Now that same-sex marriages have been approved in three states, some couples desire the symbolism of a wedding in the National Cathedral. It is a victory of social justice that highlights one of the deepest and most persistent of religious concerns—human sexuality. Although many religious denominations have made their peace with evolution by natural selection, few have really considered the implications of reproduction and its discontents. Formally ever since the Enlightenment (and certainly informally for all of human history) sexuality has been a subject of scientific scrutiny. And not just for humans either. As naturalists observe the world of our fellow creatures, we find all kinds of sexual behaviors labelled “unnatural” in humans are quite normal in nature. The reason is the religion that is invested in reproduction. People, many religions teach, are somehow different. Besides, in the days before scientific interest in animal reproduction, few bothered to consider what other animals did, far from human eyes.

For those willing to admit that nature can teach us something about ourselves, same-sex couplings are not limited to humans. They are a part of nature. As Martha McCaughey suggested in The Caveman Mystique, reproduction is only one of a variety of reasons that humans and other animals mate. For us, however, it is a strangely sacral act. All religions have something to say about sexuality, and many express strong feelings about what marriage means.

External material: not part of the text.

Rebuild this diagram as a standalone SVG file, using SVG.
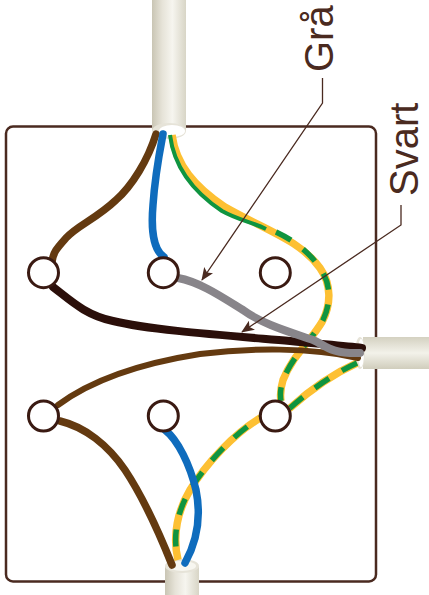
<svg xmlns="http://www.w3.org/2000/svg" width="429" height="595" viewBox="0 0 429 595">
<defs>
<linearGradient id="cv" x1="0" x2="1" y1="0" y2="0"><stop offset="0" stop-color="#c9c5b4"/><stop offset="0.3" stop-color="#e6e3d8"/><stop offset="0.6" stop-color="#f6f5ef"/><stop offset="1" stop-color="#d8d5c6"/></linearGradient>
<linearGradient id="ch" x1="0" x2="0" y1="0" y2="1"><stop offset="0" stop-color="#d4d1c1"/><stop offset="0.5" stop-color="#f3f2ea"/><stop offset="1" stop-color="#d0cdbc"/></linearGradient>
<marker id="arr" markerWidth="13" markerHeight="11" refX="12" refY="5.500" orient="auto" markerUnits="userSpaceOnUse"><path d="M0 0 L13 5.500 L0 11 L3 5.500 Z" fill="#4a2a20"/></marker>
</defs>
<style>
.w{fill:none;stroke-linejoin:round}
.r{stroke-linecap:round}
.b{stroke:#643a10;stroke-width:7.500}
.u{stroke:#0f6cbd;stroke-width:7.500}
.term{fill:#fff;stroke:#3a1a12;stroke-width:3}
.lbl{font-family:"Liberation Sans",Arial,sans-serif;font-size:40px;fill:#4a2a20}
.lead{fill:none;stroke:#4a2a20;stroke-width:1.300}
.y{stroke:#fdc033;stroke-width:7.500}
.g{stroke:#0f9440;stroke-width:5.500;stroke-dasharray:17 15}
.gs{stroke:#0f9440;stroke-width:4}
</style>
<rect id="box" x="6" y="126.500" width="370" height="455" rx="7" fill="#fff" stroke="#4a2a20" stroke-width="2.500"/>
<g id="cable-top"><path d="M152 0H186V131H152Z" fill="url(#cv)"/><ellipse cx="169" cy="131" rx="17" ry="8" fill="#e6e3d8"/><ellipse cx="172" cy="131" rx="13" ry="6" fill="#fff"/></g>
<g id="cable-right"><path d="M429 337H363V369H429Z" fill="url(#ch)"/><ellipse cx="360" cy="353" rx="5" ry="16" fill="#e6e3d8"/><ellipse cx="361" cy="353" rx="3" ry="14" fill="#fff"/></g>
<g id="cable-bottom"><path d="M165 566H199V595H165Z" fill="url(#cv)"/><ellipse cx="182" cy="566" rx="17" ry="7" fill="#e6e3d8"/><ellipse cx="182" cy="566" rx="14" ry="5" fill="#f7f6f0"/></g>
<g id="connectors">
<path class="w r b" d="M156 134C148 160 132 186 116 200C96 219 78 225 66 238C58 247 53 252 52 262"/>
<path class="w r u" d="M163 134C159 155 155 175 153 205C151 228 153 250 164 257"/>
<path class="w y" d="M172 135C176 165 195 187 225 207C265 230 300 240 320 268C332 285 331 305 322 322C310 342 293 355 283 380C280 390 280 395 281 401"/>
<path class="w gs" d="M170 135C174 167 192 191 222 211C238 220 252 222 266 229"/>
<path class="w g" d="M276 232C295 241 309 252 320 268C332 285 331 305 322 322C310 342 293 355 283 380C280 390 280 395 281 401"/>
<path class="w y" d="M357 363C335 373 310 390 290 408L262 417C235 432 205 465 190 490C178 510 172 535 178 560"/>
<path class="w g" d="M357 363C335 373 310 390 290 408L262 417C235 432 205 465 190 490C178 510 172 535 178 560"/>
<path class="w r u" d="M165 430C178 440 190 465 196 490C202 520 195 545 185 563"/>
<path class="w r b" d="M60 421C85 427 108 445 125 470C145 500 160 535 172 565"/>
<path class="w r" stroke="#2b0f0a" stroke-width="8" d="M53 287C70 300 85 315 113 321C150 330 220 335 290 341C320 344 345 346 362 348"/>
<path class="w r" stroke="#643a10" stroke-width="6" d="M58 405C85 385 130 365 200 354C250 348 310 347 358 358"/>
<path class="w r" stroke="#88858a" stroke-width="8" d="M178 278C200 282 222 297 243 310C262 324 290 332 313 340C325 345 330 354 360 353"/>
</g>
<g id="terminals">
<circle id="t1" class="term" cx="43.500" cy="272.700" r="15"/>
<circle id="t2" class="term" cx="163.300" cy="272.700" r="15"/>
<circle id="t3" class="term" cx="275.300" cy="272.700" r="15"/>
<circle id="t4" class="term" cx="43.500" cy="416" r="15"/>
<circle id="t5" class="term" cx="163.300" cy="416" r="15"/>
<circle id="t6" class="term" cx="275.300" cy="416" r="15"/>
</g>
<g id="label-gra"><path class="lead" marker-end="url(#arr)" d="M322.500 78V103L202 280"/><text class="lbl" transform="translate(333 72) rotate(-90)">Grå</text></g>
<g id="label-svart"><path class="lead" marker-end="url(#arr)" d="M401 205V225L242 332"/><text class="lbl" transform="translate(418 196) rotate(-90)">Svart</text></g>
</svg>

So the Cathedral Church of St. Peter and St. Paul (two men, one might note) is in the news because of what marriages symbolize for many. Marriage is about commitment, not just sex. In a nation where commitment is only fair-to-middling, shouldn’t we applaud the use of the National Cathedral to reinforce such family values? Unfortunately, for many gender differentiation trumps love in what is understood as a legitimate religious outlook.